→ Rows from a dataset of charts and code
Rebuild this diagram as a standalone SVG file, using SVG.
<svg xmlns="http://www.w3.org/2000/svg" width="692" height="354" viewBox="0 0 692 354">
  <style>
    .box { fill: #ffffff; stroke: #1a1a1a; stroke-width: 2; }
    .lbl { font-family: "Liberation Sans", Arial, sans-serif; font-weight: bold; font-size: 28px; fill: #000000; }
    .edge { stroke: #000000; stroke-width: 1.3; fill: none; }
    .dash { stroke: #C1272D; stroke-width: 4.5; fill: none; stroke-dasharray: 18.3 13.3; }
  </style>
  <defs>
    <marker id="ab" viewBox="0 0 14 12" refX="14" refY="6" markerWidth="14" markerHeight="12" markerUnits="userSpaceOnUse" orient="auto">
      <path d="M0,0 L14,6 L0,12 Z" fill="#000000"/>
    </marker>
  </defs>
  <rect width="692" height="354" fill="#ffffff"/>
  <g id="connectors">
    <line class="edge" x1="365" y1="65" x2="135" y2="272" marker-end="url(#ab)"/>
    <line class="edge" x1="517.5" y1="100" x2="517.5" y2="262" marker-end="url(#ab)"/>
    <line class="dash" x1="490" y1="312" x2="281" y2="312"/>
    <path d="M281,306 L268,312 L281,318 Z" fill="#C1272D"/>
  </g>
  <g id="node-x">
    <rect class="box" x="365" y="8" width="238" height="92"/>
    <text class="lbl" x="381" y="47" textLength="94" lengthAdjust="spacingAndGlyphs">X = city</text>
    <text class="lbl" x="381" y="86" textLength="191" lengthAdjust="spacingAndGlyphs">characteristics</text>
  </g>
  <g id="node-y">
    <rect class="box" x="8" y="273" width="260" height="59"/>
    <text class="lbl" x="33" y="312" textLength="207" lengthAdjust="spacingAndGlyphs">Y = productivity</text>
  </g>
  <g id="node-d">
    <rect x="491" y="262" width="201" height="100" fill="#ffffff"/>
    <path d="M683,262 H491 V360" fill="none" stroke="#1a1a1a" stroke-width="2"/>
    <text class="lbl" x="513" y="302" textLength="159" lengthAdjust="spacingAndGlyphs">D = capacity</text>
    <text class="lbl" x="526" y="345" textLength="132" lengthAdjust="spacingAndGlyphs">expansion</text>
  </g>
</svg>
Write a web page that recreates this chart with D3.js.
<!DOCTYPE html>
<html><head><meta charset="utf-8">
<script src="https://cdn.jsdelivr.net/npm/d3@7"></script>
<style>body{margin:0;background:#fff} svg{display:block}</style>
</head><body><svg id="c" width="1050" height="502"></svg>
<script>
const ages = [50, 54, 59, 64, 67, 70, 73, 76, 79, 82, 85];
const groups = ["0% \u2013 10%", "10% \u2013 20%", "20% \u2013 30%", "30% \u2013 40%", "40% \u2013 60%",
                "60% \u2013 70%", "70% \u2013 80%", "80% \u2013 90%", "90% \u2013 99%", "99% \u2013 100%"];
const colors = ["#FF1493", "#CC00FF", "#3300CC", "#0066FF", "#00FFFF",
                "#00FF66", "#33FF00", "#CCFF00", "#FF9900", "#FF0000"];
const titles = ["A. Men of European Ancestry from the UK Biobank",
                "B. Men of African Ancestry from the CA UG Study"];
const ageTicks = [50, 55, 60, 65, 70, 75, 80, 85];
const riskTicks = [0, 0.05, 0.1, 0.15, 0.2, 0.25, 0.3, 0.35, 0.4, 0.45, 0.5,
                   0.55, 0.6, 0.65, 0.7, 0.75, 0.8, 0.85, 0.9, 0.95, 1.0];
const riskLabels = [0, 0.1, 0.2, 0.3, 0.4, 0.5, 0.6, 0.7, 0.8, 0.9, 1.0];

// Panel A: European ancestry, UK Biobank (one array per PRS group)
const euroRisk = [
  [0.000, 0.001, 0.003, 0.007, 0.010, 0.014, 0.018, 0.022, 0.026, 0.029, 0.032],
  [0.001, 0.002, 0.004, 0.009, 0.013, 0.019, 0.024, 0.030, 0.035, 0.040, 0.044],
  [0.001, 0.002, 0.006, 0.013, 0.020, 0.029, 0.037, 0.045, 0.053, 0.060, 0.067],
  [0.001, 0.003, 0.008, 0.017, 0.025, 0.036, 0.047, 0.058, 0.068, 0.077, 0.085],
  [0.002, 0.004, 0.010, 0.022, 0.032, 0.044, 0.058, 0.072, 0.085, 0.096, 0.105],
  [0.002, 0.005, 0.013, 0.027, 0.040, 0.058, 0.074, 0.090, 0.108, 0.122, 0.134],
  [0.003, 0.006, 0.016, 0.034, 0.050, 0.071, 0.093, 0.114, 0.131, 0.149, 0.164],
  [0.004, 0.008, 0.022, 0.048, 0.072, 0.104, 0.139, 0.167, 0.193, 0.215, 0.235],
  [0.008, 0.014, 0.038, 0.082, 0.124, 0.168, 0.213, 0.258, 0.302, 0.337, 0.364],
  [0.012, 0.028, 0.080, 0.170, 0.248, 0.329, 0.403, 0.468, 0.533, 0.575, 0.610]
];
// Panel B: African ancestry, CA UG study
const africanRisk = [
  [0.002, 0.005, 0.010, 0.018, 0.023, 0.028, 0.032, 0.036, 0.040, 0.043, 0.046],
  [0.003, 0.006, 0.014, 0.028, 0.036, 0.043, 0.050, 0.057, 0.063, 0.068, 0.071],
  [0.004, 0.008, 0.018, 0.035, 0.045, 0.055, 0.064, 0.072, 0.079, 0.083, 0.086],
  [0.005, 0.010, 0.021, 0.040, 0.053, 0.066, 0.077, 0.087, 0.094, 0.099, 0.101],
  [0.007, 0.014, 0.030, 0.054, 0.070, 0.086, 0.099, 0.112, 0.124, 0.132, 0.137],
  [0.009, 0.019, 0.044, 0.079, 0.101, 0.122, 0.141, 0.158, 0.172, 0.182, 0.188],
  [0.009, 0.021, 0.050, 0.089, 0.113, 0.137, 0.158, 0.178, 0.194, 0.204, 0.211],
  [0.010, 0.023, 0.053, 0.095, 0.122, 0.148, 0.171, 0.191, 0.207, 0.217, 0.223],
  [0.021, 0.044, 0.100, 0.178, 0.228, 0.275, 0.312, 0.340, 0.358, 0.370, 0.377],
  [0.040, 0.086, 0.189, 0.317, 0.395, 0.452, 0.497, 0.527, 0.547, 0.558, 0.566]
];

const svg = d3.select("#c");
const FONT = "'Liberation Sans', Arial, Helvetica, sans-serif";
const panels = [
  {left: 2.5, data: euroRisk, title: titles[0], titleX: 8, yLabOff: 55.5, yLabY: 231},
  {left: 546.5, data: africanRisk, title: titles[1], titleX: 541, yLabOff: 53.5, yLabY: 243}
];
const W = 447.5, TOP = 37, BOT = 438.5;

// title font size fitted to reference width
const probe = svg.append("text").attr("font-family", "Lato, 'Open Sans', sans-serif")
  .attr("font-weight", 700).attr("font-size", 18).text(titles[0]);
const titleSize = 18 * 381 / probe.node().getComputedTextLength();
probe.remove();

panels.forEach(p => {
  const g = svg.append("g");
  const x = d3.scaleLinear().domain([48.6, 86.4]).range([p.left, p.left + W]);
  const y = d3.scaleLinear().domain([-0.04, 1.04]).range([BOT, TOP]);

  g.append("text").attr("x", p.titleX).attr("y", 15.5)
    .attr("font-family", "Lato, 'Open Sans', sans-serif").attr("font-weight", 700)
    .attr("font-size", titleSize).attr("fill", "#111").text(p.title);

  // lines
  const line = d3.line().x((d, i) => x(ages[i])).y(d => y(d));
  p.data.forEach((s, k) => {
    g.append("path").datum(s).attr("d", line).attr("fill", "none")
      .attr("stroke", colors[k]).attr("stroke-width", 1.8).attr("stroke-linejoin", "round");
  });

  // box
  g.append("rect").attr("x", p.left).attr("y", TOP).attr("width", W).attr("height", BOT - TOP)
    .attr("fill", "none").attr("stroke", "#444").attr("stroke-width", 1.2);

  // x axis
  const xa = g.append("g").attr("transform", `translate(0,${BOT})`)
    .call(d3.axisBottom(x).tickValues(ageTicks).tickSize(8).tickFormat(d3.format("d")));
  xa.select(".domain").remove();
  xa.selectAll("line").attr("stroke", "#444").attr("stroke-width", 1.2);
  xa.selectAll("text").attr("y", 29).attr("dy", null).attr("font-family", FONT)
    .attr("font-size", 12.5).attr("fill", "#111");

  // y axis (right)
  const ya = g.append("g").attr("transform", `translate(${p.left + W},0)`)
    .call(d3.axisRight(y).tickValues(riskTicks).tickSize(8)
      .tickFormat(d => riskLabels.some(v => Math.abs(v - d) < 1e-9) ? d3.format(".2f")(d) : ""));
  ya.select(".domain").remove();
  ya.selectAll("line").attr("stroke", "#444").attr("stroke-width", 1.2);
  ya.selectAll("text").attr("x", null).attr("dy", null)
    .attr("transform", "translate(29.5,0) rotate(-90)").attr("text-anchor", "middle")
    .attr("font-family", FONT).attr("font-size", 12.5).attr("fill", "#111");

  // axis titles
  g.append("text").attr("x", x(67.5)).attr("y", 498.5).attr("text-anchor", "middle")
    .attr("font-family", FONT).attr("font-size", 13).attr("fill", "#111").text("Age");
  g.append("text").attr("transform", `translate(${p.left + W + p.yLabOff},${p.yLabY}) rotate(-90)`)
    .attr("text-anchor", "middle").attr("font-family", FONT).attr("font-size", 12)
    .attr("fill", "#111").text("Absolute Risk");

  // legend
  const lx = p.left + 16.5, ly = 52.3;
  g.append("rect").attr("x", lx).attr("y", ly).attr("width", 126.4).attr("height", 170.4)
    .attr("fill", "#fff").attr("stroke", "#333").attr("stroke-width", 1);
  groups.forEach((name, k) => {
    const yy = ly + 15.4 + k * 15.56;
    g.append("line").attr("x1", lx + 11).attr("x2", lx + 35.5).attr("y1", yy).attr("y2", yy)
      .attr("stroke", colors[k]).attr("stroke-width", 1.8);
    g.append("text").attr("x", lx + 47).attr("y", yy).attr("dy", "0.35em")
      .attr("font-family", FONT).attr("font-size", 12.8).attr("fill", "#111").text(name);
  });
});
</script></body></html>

→ Exercise brief
Pick out every line holding the string "this" and return it.

→ Problem solution
Rebuild this diagram as a standalone SVG file, using SVG.
Write a web page that recreates this chart with D3.js.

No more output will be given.